On the basis of an assessment of the current and evolving macroeconomic situation, the Monetary Policy Committee (MPC) released the Third Bi-monthly Monetary Policy Statement, 2019-20.
- On its part, the RBI has cut the repo rate by 110 basis points so far in 2019 to 5.4 percent – its lowest level since 2010.
- The central bank in its Annual Report for 2018-19, has stressed the need of addressing structural issues in land, labour, agricultural marketing.
- The reverse repo rate under the liquidity adjustment facility (LAF) stands revised to 5.15 per cent, and the marginal standing facility (MSF) rate and the Bank Rate to 5.65 per cent.
- These decisions are in consonance with the objective of achieving the medium-term target for consumer price index (CPI) inflation of 4 per cent within a band of +/- 2 per cent, while supporting growth.
The main considerations underlying the decision are:
- Global economic activity has slowed down since the meeting of the MPC in June 2019, amidst elevated trade tensions and geo-political uncertainty.
- Economic activity remained weak in major emerging market economies (EMEs), pulled down mainly by slowing external demand.

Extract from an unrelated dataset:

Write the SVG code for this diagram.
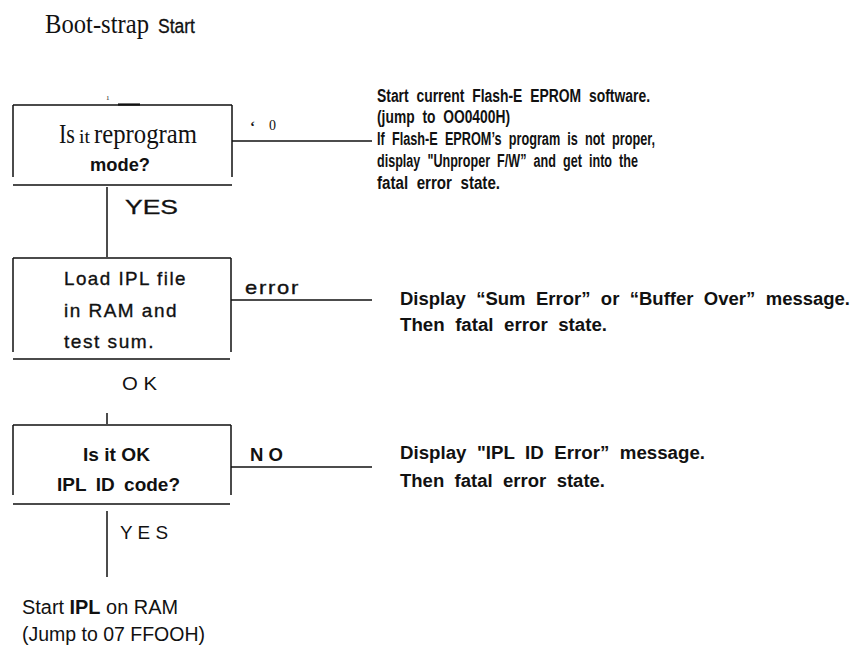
<svg xmlns="http://www.w3.org/2000/svg" width="859" height="647" viewBox="0 0 859 647">
<style>
.ln{stroke:#111;stroke-width:1.5;fill:none}
.serif{font-family:"Liberation Serif","Times New Roman",serif;fill:#111}
.sans{font-family:"Liberation Sans",Arial,sans-serif;fill:#111}
.note{font-family:"Liberation Sans",Arial,sans-serif;font-weight:bold;font-size:17.5px;fill:#111;word-spacing:5px}
.box{font-family:"Liberation Sans",Arial,sans-serif;font-size:19px;fill:#111;stroke:#111;stroke-width:0.35;letter-spacing:1.5px}
</style>
<rect width="859" height="647" fill="#fff"/>
<g id="title">
<text class="serif" x="45" y="33" font-size="27" textLength="104" lengthAdjust="spacingAndGlyphs">Boot-strap</text>
<text class="sans" x="158" y="33" font-size="20" stroke="#111" stroke-width="0.3" textLength="37" lengthAdjust="spacingAndGlyphs">Start</text>
</g>
<g id="node-reprogram">
<text class="serif" x="106" y="100" font-size="7">1</text>
<path class="ln" d="M13,105 H232 M13,105 V177 M232,105 V177 M13,185 H232"/>
<path d="M118,104.5 H140" stroke="#111" stroke-width="2.2"/>
<text class="serif" x="59" y="143" font-size="28" textLength="16" lengthAdjust="spacingAndGlyphs">Is</text>
<text class="serif" x="79" y="143" font-size="18" textLength="11" lengthAdjust="spacingAndGlyphs">it</text>
<text class="serif" x="94" y="143" font-size="28" textLength="103" lengthAdjust="spacingAndGlyphs">reprogram</text>
<text class="sans" x="90" y="171" font-size="18" font-weight="bold" textLength="60" lengthAdjust="spacingAndGlyphs">mode?</text>
</g>
<g id="node-load">
<path class="ln" d="M13,258 H231 M13,258 V352 M231,258 V352 M13,359 H230"/>
<text class="box" x="64" y="285" textLength="123" lengthAdjust="spacingAndGlyphs">Load IPL file</text>
<text class="box" x="64" y="317" textLength="114" lengthAdjust="spacingAndGlyphs">in RAM and</text>
<text class="box" x="64" y="348" textLength="91" lengthAdjust="spacingAndGlyphs">test sum.</text>
</g>
<g id="node-idcheck">
<path class="ln" d="M13,425 H231 M13,425 V495 M231,425 V495 M13,504 H230"/>
<text class="sans" x="83" y="461" font-size="18" font-weight="bold" textLength="67" lengthAdjust="spacingAndGlyphs">Is it OK</text>
<text class="sans" x="57" y="491" font-size="18" font-weight="bold" word-spacing="4" textLength="123" lengthAdjust="spacingAndGlyphs">IPL ID code?</text>
</g>
<g id="node-startipl">
<text class="sans" x="22" y="614" font-size="20" textLength="156" lengthAdjust="spacingAndGlyphs">Start <tspan font-weight="bold">IPL</tspan> on RAM</text>
<text class="sans" x="22" y="641" font-size="20" textLength="183" lengthAdjust="spacingAndGlyphs">(Jump to 07 FFOOH)</text>
</g>
<g id="note-flash">
<text class="note" x="377" y="102" textLength="273" lengthAdjust="spacingAndGlyphs">Start current Flash-E EPROM software.</text>
<text class="note" x="377" y="123" textLength="133" lengthAdjust="spacingAndGlyphs">(jump to OO0400H)</text>
<text class="note" x="377" y="145" textLength="278" lengthAdjust="spacingAndGlyphs">If Flash-E EPROM’s program is not proper,</text>
<text class="note" x="377" y="167" textLength="261" lengthAdjust="spacingAndGlyphs">display "Unproper F/W” and get into the</text>
<text class="note" x="377" y="189" textLength="123" lengthAdjust="spacingAndGlyphs">fatal error state.</text>
</g>
<g id="note-sum">
<text class="note" x="400" y="305" textLength="450" lengthAdjust="spacingAndGlyphs">Display “Sum Error” or “Buffer Over” message.</text>
<text class="note" x="400" y="331" textLength="207" lengthAdjust="spacingAndGlyphs">Then fatal error state.</text>
</g>
<g id="note-id">
<text class="note" x="400" y="459" textLength="305" lengthAdjust="spacingAndGlyphs">Display "IPL ID Error” message.</text>
<text class="note" x="400" y="487" textLength="205" lengthAdjust="spacingAndGlyphs">Then fatal error state.</text>
</g>
<g id="connectors">
<path class="ln" d="M232,141 H372"/>
<text class="serif" x="250" y="131" font-size="15" font-weight="bold">‘</text>
<text class="serif" x="269" y="130" font-size="14">0</text>
<path class="ln" d="M107,187 V257"/>
<text class="sans" x="125" y="214" font-size="20" stroke="#111" stroke-width="0.3" textLength="53" lengthAdjust="spacingAndGlyphs">YES</text>
<path class="ln" d="M231,300 H372"/>
<text class="box" x="245" y="294" textLength="55" lengthAdjust="spacingAndGlyphs">error</text>
<text class="sans" x="122" y="390" font-size="19" textLength="35" lengthAdjust="spacingAndGlyphs">O K</text>
<path class="ln" d="M107,413 V424"/>
<path class="ln" d="M231,467 H372"/>
<text class="sans" x="250" y="461" font-size="18" font-weight="bold" textLength="33" lengthAdjust="spacingAndGlyphs">N O</text>
<path class="ln" d="M107,511 V577"/>
<text class="sans" x="120" y="539" font-size="19" textLength="48" lengthAdjust="spacingAndGlyphs">Y E S</text>
</g>
</svg>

- Crude oil prices fell sharply in mid-May on excess supplies from an increase in non-OPEC production, combined with a further weakening of demand.
- Gold prices have risen sharply since the last week of May, propelled by increased demand.
- Inflation remained benign in major advanced and emerging market economies.
- On the domestic front, the south-west monsoon gained intensity and spread with the cumulative rainfall 6 per cent below the long-period average (LPA) up to August 6, 2019.
- Industrial growth, measured by the index of industrial production (IIP), moderated in May 2019, pulled down by manufacturing and mining even as electricity generation picked up on strong demand.
- The growth in the index of eight core industries decelerated in June, dragged down by a contraction in petroleum refinery products, crude oil, natural gas and cement.
- Retail inflation, measured by y-o-y change in the Consumer Price Index (CPI), edged up to 3.2 per cent in June from 3.0 per cent in April-May, driven by food inflation.
- CPI inflation excluding food and fuel fell by 50 basis points to 4.1 per cent in May from 4.6 per cent in April, and remained unchanged in June.
- Net foreign portfolio investment (FPI) flows in the domestic capital market amounted to US$ 2.3 billion during the current financial year so far (up to August 5, 2019) as against net outflows of US$ 8.5 billion in the same period last year.
- India’s foreign exchange reserves were at US$ 429.0 billion on August 2, 2019 – an increase of US$ 16.1 billion over end-March 2019.
How to come out of slowdown (experts view)
- Monetary Policy stimulus by the RBI and the government along with normal monsoons would provide some relief in the second half of the financial year.
- The announcement of merging of public sector banks (PSBs) and their recapitalisation would provide some relief.
- Sector-specific sops and smooth GST refunds to exporters can be worked on by the government.
- Revitalising the manufacturing sector.
- Increase in fiscal spending, deviation from fiscal deficit target, and boost in consumption sentiment are some of the suggestions by analysts to arrest the downtrend.
- Incentives to auto sector employees to upskill on electric vehicles.
- Reducing the GST slab rates
- Improving credit flow to both consumer and industry.
- Reducing real interest rates by 135 basis points as cost of capital has to come down.
- Factor market reforms, including bringing the cost of land down.